Figure scripts
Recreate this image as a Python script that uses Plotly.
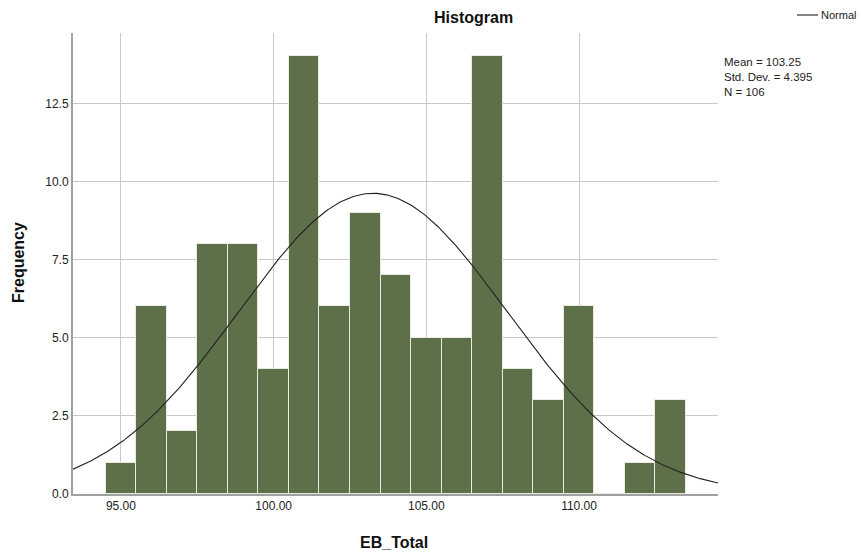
import numpy as np
import plotly.graph_objects as go

bin_centers = [95, 96, 97, 98, 99, 100, 101, 102, 103, 104, 105, 106, 107, 108, 109, 110, 111, 112, 113]
frequencies = [1, 6, 2, 8, 8, 4, 14, 6, 9, 7, 5, 5, 14, 4, 3, 6, 0, 1, 3]
mean = 103.25
std_dev = 4.395
n_total = 106
bin_width = 1.0
x_ticks = [95, 100, 105, 110]
x_tick_labels = ["95.00", "100.00", "105.00", "110.00"]
y_ticks = [0, 2.5, 5, 7.5, 10, 12.5]
y_tick_labels = ["0.0", "2.5", "5.0", "7.5", "10.0", "12.5"]
stats_lines = ["Mean = 103.25", "Std. Dev. = 4.395", "N = 106"]

x_range = [93.43, 114.55]
y_range = [0, 14.75]

FONT = "Arial, Liberation Sans, sans-serif"
W, H = 861, 553
L, R, T, B = 73, 143, 33, 59
PW, PH = W - L - R, H - T - B


def px_x(p):
    return (p - L) / PW


def px_y(p):
    return (H - B - p) / PH


xs = np.linspace(x_range[0], x_range[1], 400)
ys = n_total * bin_width / (std_dev * np.sqrt(2 * np.pi)) * np.exp(-0.5 * ((xs - mean) / std_dev) ** 2)

fig = go.Figure()
fig.add_trace(go.Bar(
    x=bin_centers, y=frequencies, width=bin_width,
    marker=dict(color="#5d7049", line=dict(color="#e8ece0", width=1)),
    showlegend=False, hoverinfo="x+y",
))
fig.add_trace(go.Scatter(
    x=xs, y=ys, mode="lines", name="Normal",
    line=dict(color="#222222", width=1.1), showlegend=False,
))

fig.update_layout(
    width=W, height=H,
    margin=dict(l=L, r=R, t=T, b=B, autoexpand=False),
    paper_bgcolor="white", plot_bgcolor="white",
    font=dict(family=FONT, size=12, color="#222222"),
    bargap=0,
    showlegend=False,
    xaxis=dict(
        range=x_range, tickvals=x_ticks, ticktext=x_tick_labels,
        showgrid=True, gridcolor="#c8c8c8", gridwidth=1,
        showline=True, linecolor="#a0a0a0", linewidth=2,
        ticks="", zeroline=False, tickfont=dict(size=12), automargin=False,
    ),
    yaxis=dict(
        range=y_range, tickvals=y_ticks, ticktext=y_tick_labels,
        showgrid=True, gridcolor="#c8c8c8", gridwidth=1,
        showline=True, linecolor="#a0a0a0", linewidth=2,
        ticks="", zeroline=False, tickfont=dict(size=12), automargin=False,
    ),
)

# Title and axis titles
fig.add_annotation(xref="paper", yref="paper", x=px_x(474), y=px_y(18),
                   xanchor="center", yanchor="middle", showarrow=False,
                   text="<b>Histogram</b>", font=dict(size=16, color="#111111"))
fig.add_annotation(xref="paper", yref="paper", x=px_x(394), y=px_y(542),
                   xanchor="center", yanchor="middle", showarrow=False,
                   text="<b>EB_Total</b>", font=dict(size=16, color="#111111"))
fig.add_annotation(xref="paper", yref="paper", x=px_x(18), y=px_y(263),
                   xanchor="center", yanchor="middle", showarrow=False, textangle=-90,
                   text="<b>Frequency</b>", font=dict(size=16, color="#111111"))

# Legend (manual)
fig.add_shape(type="line", xref="paper", yref="paper",
              x0=px_x(797), x1=px_x(818), y0=px_y(15), y1=px_y(15),
              line=dict(color="#222222", width=1.1))
fig.add_annotation(xref="paper", yref="paper", x=px_x(819), y=px_y(15),
                   xanchor="left", yanchor="middle", showarrow=False,
                   text="Normal", font=dict(size=11, color="#222222"))

# Stats box
fig.add_annotation(
    xref="paper", yref="paper",
    x=px_x(722), y=px_y(77), xanchor="left", yanchor="middle",
    text="<br>".join(stats_lines), showarrow=False, align="left",
    font=dict(size=11.5, color="#222222"),
)

fig.write_html("out.html", config={"displayModeBar": False},
               post_script="document.body.style.margin='0';document.body.style.padding='0';")
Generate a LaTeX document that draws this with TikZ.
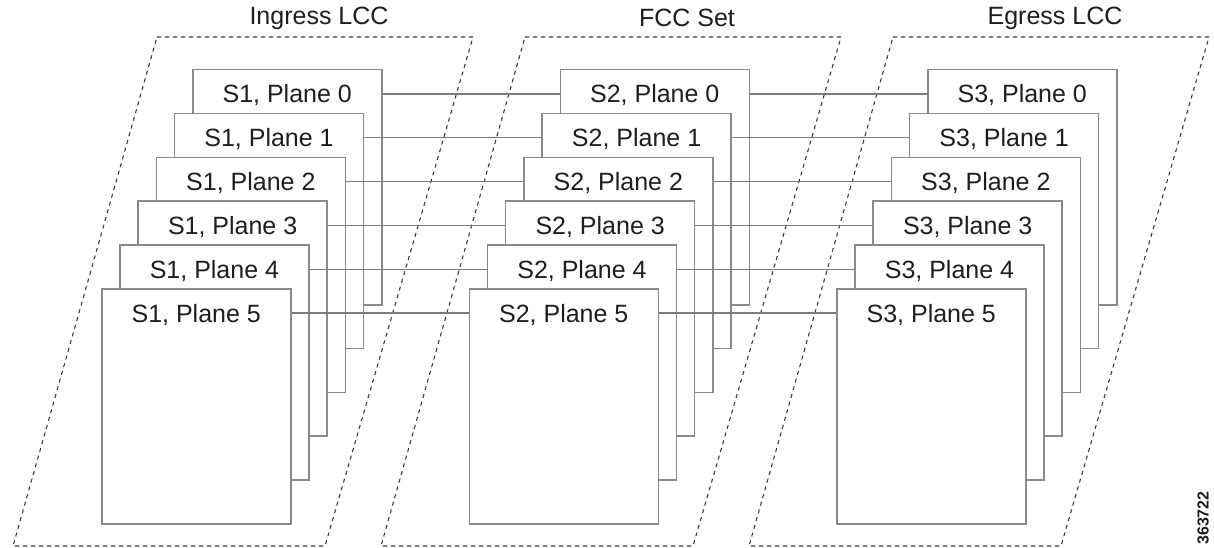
\documentclass[tikz,border=0pt]{standalone}
\usepackage{fontspec}
\setmainfont{Liberation Sans}
\usetikzlibrary{calc}
\definecolor{boxline}{HTML}{8A8A8A}
\definecolor{linkline}{HTML}{7C7C7C}
\definecolor{frameline}{HTML}{3A3A3A}
\definecolor{txt}{HTML}{1E1E1E}

\begin{document}
\begin{tikzpicture}[
  x=1pt, y=-1pt,
  plane/.style={draw=boxline, fill=white, line width=1.5pt, anchor=north west, minimum width=189pt, minimum height=235pt, inner sep=0pt},
  planetext/.style={font=\fontsize{25}{30}\selectfont, text=txt, text height=18pt, text depth=0pt, inner sep=0pt},
  title/.style={font=\fontsize{25}{30}\selectfont, text=txt},
  link/.style={draw=linkline, line width=1.4pt},
  frame/.style={draw=frameline, line width=1.1pt, dash pattern=on 4pt off 4pt},
]
\useasboundingbox (0,0) rectangle (1214,548);

% dashed chassis outlines
\foreach \g in {0,1,2} {
  \draw[frame] (157+368*\g,37) -- (473+368*\g,37) -- (325+368*\g,546) -- (13+368*\g,546) -- cycle;
}

\node[title] (ingress) at (319,18) {Ingress LCC};
\node[title] (fcc) at (687,18) {FCC Set};
\node[title] (egress) at (1055,18) {Egress LCC};

% planes, back to front
\foreach \g [evaluate=\g as \gx using {192+367.5*(\g-1)}] in {1,2,3} {
  \foreach \p [evaluate=\p as \px using {\gx-18.2*\p}, evaluate=\p as \py using {69+43.8*\p}] in {0,...,5} {
    \node[plane] (s\g p\p) at (\px,\py) {};
    \node[planetext] (t\g p\p) at ([yshift=-25pt]s\g p\p.north) {S\g, Plane \p};
  }
}

% plane to plane links
\foreach \p in {0,...,5} {
  \draw[link] (s1p\p.east |- t1p\p) -- (s2p\p.west |- t2p\p);
  \draw[link] (s2p\p.east |- t2p\p) -- (s3p\p.west |- t3p\p);
}

\node[font=\bfseries\fontsize{16}{18}\selectfont, rotate=90, text=txt] (figid) at (1203,518) {363722};

\end{tikzpicture}
\end{document}
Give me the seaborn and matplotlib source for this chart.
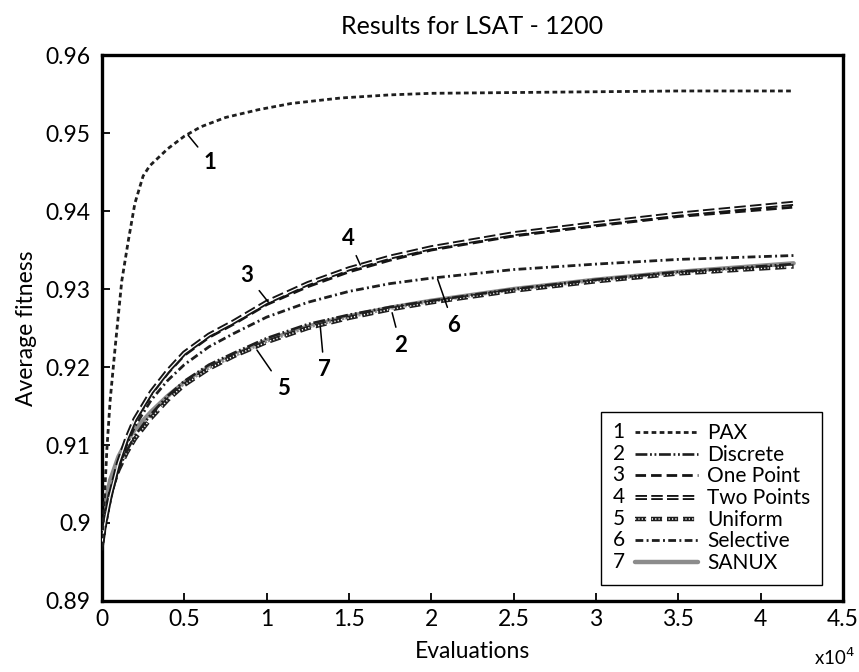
import numpy as np
import pandas as pd
import matplotlib
matplotlib.use("Agg")
import matplotlib.pyplot as plt
import seaborn as sns
from matplotlib.lines import Line2D
from matplotlib.legend_handler import HandlerLine2D
from matplotlib.text import Text
from matplotlib.ticker import FuncFormatter, FixedLocator

# ---------------- data ----------------
evals = [0, 200, 500, 1000, 1500, 2000, 3000, 4000, 5000, 6500, 8000,
         10000, 12500, 15000, 17500, 20000, 25000, 30000, 35000, 42000]

pax_evals = [0, 100, 300, 500, 800, 1200, 1600, 2000, 2500, 2900, 3500, 4000,
             5000, 6000, 7500, 9500, 11500, 14500, 17500, 20000, 25000, 30000,
             35000, 42000]
pax = [0.897, 0.901, 0.9095, 0.9158, 0.9225, 0.9310, 0.9362, 0.9410, 0.9445,
       0.9458, 0.9470, 0.9480, 0.9496, 0.9508, 0.9520, 0.9530, 0.9538, 0.9545,
       0.9549, 0.9551, 0.9552, 0.9553, 0.9554, 0.9554]

discrete = [0.8975, 0.9005, 0.9035, 0.9068, 0.9092, 0.9112, 0.9140, 0.9163,
            0.9182, 0.9203, 0.9218, 0.9237, 0.9255, 0.9267, 0.9277, 0.9285,
            0.9300, 0.9312, 0.9322, 0.9332]
one_point = [0.8965, 0.8995, 0.9028, 0.9072, 0.9105, 0.9130, 0.9165, 0.9192,
             0.9215, 0.9238, 0.9255, 0.9280, 0.9303, 0.9322, 0.9337, 0.9350,
             0.9368, 0.9381, 0.9393, 0.9405]
two_points = [0.8975, 0.9003, 0.9035, 0.9077, 0.9108, 0.9133, 0.9168, 0.9195,
              0.9218, 0.9241, 0.9258, 0.9283, 0.9307, 0.9326, 0.9341, 0.9353,
              0.9371, 0.9384, 0.9396, 0.9410]
uniform = [0.8985, 0.9010, 0.9038, 0.9068, 0.9090, 0.9108, 0.9135, 0.9158,
           0.9177, 0.9198, 0.9214, 0.9232, 0.9250, 0.9263, 0.9274, 0.9283,
           0.9298, 0.9310, 0.9320, 0.9329]
selective = [0.8970, 0.8998, 0.9030, 0.9070, 0.9100, 0.9124, 0.9158, 0.9183,
             0.9203, 0.9226, 0.9243, 0.9264, 0.9283, 0.9297, 0.9307, 0.9314,
             0.9325, 0.9332, 0.9338, 0.9343]
sanux = [0.8990, 0.9025, 0.9055, 0.9085, 0.9105, 0.9120, 0.9143, 0.9163,
         0.9180, 0.9200, 0.9215, 0.9234, 0.9252, 0.9265, 0.9276, 0.9285,
         0.9300, 0.9312, 0.9322, 0.9333]

names = ["PAX", "Discrete", "One Point", "Two Points", "Uniform", "Selective", "SANUX"]
x_ticks = [0, 5000, 10000, 15000, 20000, 25000, 30000, 35000, 40000, 45000]
y_ticks = [0.89, 0.90, 0.91, 0.92, 0.93, 0.94, 0.95, 0.96]

# curve-label annotations: (number, curve point, text position)
ann_nums = ["1", "3", "4", "6", "2", "5", "7"]
ann_xy = [(5230, 0.94974), (10100, 0.92833), (15690, 0.93308), (20380, 0.93128),
          (17620, 0.92696), (9410, 0.92218), (13260, 0.92513)]
ann_text = [(6570, 0.94628), (8800, 0.93179), (14960, 0.93654), (21350, 0.92538),
            (18130, 0.92282), (11000, 0.91731), (13500, 0.91962)]

# ---------------- style ----------------
sns.set_theme(style="white")
plt.rcParams["font.family"] = ["Lato", "DejaVu Sans"]
plt.rcParams["text.color"] = "black"
plt.rcParams["axes.labelcolor"] = "black"
plt.rcParams["xtick.color"] = "black"
plt.rcParams["ytick.color"] = "black"

fig, ax = plt.subplots(figsize=(8.59, 6.72), dpi=100)
fig.subplots_adjust(left=0.1187, right=0.9814, top=0.918, bottom=0.1057)

series = {
    "PAX": (pax_evals, pax),
    "Discrete": (evals, discrete),
    "One Point": (evals, one_point),
    "Two Points": (evals, two_points),
    "Uniform": (evals, uniform),
    "Selective": (evals, selective),
    "SANUX": (evals, sanux),
}
styles = {
    "PAX": dict(color="#1e1e1e", lw=2.0, linestyle=(0, (1.7, 1.2))),
    "Discrete": dict(color="#1e1e1e", lw=1.9, linestyle=(0, (4.5, 1.0, 0.7, 1.0, 0.7, 1.0))),
    "One Point": dict(color="#141414", lw=2.0, linestyle=(0, (3.8, 1.8))),
    "Two Points": dict(color="#141414", lw=3.6, linestyle=(0, (2.3, 0.85))),
    "Uniform": dict(color="#1e1e1e", lw=3.2, linestyle=(0, (2.5, 1.1))),
    "Selective": dict(color="#1e1e1e", lw=2.0, linestyle=(0, (2.8, 1.2, 0.7, 1.2))),
    "SANUX": dict(color="#8c8c8c", lw=3.2, linestyle="-"),
}
overlays = {
    "Two Points": dict(color="white", lw=0.9, linestyle="-"),
    "Uniform": dict(color="white", lw=1.1, linestyle=(0, (0.8, 1.4))),
}

draw_order = ["SANUX", "Uniform", "Discrete", "Selective", "One Point", "Two Points", "PAX"]
for k, name in enumerate(draw_order):
    xs, ys = series[name]
    df = pd.DataFrame({"Evaluations": xs, "fitness": ys})
    sns.lineplot(data=df, x="Evaluations", y="fitness", ax=ax, estimator=None,
                 zorder=2 + k, **styles[name])
    if name in overlays:
        sns.lineplot(data=df, x="Evaluations", y="fitness", ax=ax, estimator=None,
                     zorder=2 + k + 0.5, **overlays[name])

# curve labels with leader lines
for num, xy, xt in zip(ann_nums, ann_xy, ann_text):
    ax.annotate(num, xy=xy, xytext=xt, ha="center", va="center",
                fontsize=16, fontweight="bold", color="black",
                arrowprops=dict(arrowstyle="-", color="black", lw=1.1,
                                shrinkA=3, shrinkB=0), zorder=20)

# axes
ax.set_xlim(0, 45000)
ax.set_ylim(0.89, 0.96)
ax.xaxis.set_major_locator(FixedLocator(x_ticks))
ax.yaxis.set_major_locator(FixedLocator(y_ticks))
ax.xaxis.set_major_formatter(FuncFormatter(lambda v, p: f"{v / 1e4:g}"))
ax.yaxis.set_major_formatter(FuncFormatter(lambda v, p: f"{round(v, 2):g}"))
ax.tick_params(axis="both", direction="in", length=6, width=1.3,
               bottom=True, left=True, top=False, right=False,
               labelsize=16.5, colors="black")
ax.tick_params(axis="y", pad=8)
ax.tick_params(axis="x", pad=6)
for sp in ax.spines.values():
    sp.set_visible(True)
    sp.set_color("black")
    sp.set_linewidth(2.4)

ax.set_xlabel("Evaluations", fontsize=16.5, labelpad=8)
ax.set_ylabel("Average fitness", fontsize=16.5, labelpad=6)
ax.set_title("Results for LSAT - 1200", fontsize=18, pad=15)
ax.text(0.989, -0.103, r"x10$^{4}$", transform=ax.transAxes, ha="center",
        va="center", fontsize=13.5)


# legend with numbers in front of the line samples
class NumHandler(HandlerLine2D):
    def __init__(self, num, overlay=None, **kw):
        super().__init__(**kw)
        self.num = num
        self.overlay = overlay

    def get_xdata(self, legend, xdescent, ydescent, width, height, fontsize):
        x0 = -xdescent + 0.26 * width
        x1 = -xdescent + width
        return np.array([x0, x1]), np.array([x0, x1])

    def create_artists(self, legend, orig_handle, xdescent, ydescent, width,
                       height, fontsize, trans):
        arts = list(super().create_artists(legend, orig_handle, xdescent, ydescent,
                                           width, height, fontsize, trans))
        y = (height - ydescent) / 2
        if self.overlay is not None:
            xd, _ = self.get_xdata(legend, xdescent, ydescent, width, height, fontsize)
            ov = Line2D(xd, [y, y], **self.overlay)
            ov.set_transform(trans)
            arts.append(ov)
        t = Text(-xdescent, y, str(self.num), ha="left", va="center",
                 fontsize=fontsize, color="black")
        t.set_transform(trans)
        arts.append(t)
        return arts


handles = []
hmap = {}
for i, name in enumerate(names):
    st = styles[name]
    h = Line2D([], [], color=st["color"], lw=st["lw"], linestyle=st["linestyle"])
    handles.append(h)
    hmap[h] = NumHandler(i + 1, overlays.get(name))

leg = ax.legend(handles, names, handler_map=hmap, loc="lower right",
                bbox_to_anchor=(0.9717, 0.03), borderaxespad=0, fontsize=15,
                handlelength=4.1, handletextpad=0.45, labelspacing=0.08,
                borderpad=0.55, frameon=True, fancybox=False, framealpha=1)
leg.get_frame().set_edgecolor("black")
leg.get_frame().set_linewidth(1.0)
leg.set_zorder(30)

fig.savefig("out.png", dpi=100)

Exercise task: Return the material from the line containing "Generate a LaTeX" through the line containing "from matplotlib.ticker import", exactly and in full, but without its pictures.

Answer to this problem:
Generate a LaTeX document that draws this with TikZ.
\documentclass[tikz,border=0pt]{standalone}
\usepackage{fontspec}
\setmainfont{Liberation Sans}
\usetikzlibrary{calc}
\definecolor{boxline}{HTML}{8A8A8A}
\definecolor{linkline}{HTML}{7C7C7C}
\definecolor{frameline}{HTML}{3A3A3A}
\definecolor{txt}{HTML}{1E1E1E}

\begin{document}
\begin{tikzpicture}[
  x=1pt, y=-1pt,
  plane/.style={draw=boxline, fill=white, line width=1.5pt, anchor=north west, minimum width=189pt, minimum height=235pt, inner sep=0pt},
  planetext/.style={font=\fontsize{25}{30}\selectfont, text=txt, text height=18pt, text depth=0pt, inner sep=0pt},
  title/.style={font=\fontsize{25}{30}\selectfont, text=txt},
  link/.style={draw=linkline, line width=1.4pt},
  frame/.style={draw=frameline, line width=1.1pt, dash pattern=on 4pt off 4pt},
]
\useasboundingbox (0,0) rectangle (1214,548);

% dashed chassis outlines
\foreach \g in {0,1,2} {
  \draw[frame] (157+368*\g,37) -- (473+368*\g,37) -- (325+368*\g,546) -- (13+368*\g,546) -- cycle;
}

\node[title] (ingress) at (319,18) {Ingress LCC};
\node[title] (fcc) at (687,18) {FCC Set};
\node[title] (egress) at (1055,18) {Egress LCC};

% planes, back to front
\foreach \g [evaluate=\g as \gx using {192+367.5*(\g-1)}] in {1,2,3} {
  \foreach \p [evaluate=\p as \px using {\gx-18.2*\p}, evaluate=\p as \py using {69+43.8*\p}] in {0,...,5} {
    \node[plane] (s\g p\p) at (\px,\py) {};
    \node[planetext] (t\g p\p) at ([yshift=-25pt]s\g p\p.north) {S\g, Plane \p};
  }
}

% plane to plane links
\foreach \p in {0,...,5} {
  \draw[link] (s1p\p.east |- t1p\p) -- (s2p\p.west |- t2p\p);
  \draw[link] (s2p\p.east |- t2p\p) -- (s3p\p.west |- t3p\p);
}

\node[font=\bfseries\fontsize{16}{18}\selectfont, rotate=90, text=txt] (figid) at (1203,518) {363722};

\end{tikzpicture}
\end{document}
Give me the seaborn and matplotlib source for this chart.
import numpy as np
import pandas as pd
import matplotlib
matplotlib.use("Agg")
import matplotlib.pyplot as plt
import seaborn as sns
from matplotlib.lines import Line2D
from matplotlib.legend_handler import HandlerLine2D
from matplotlib.text import Text
from matplotlib.ticker import FuncFormatter, FixedLocator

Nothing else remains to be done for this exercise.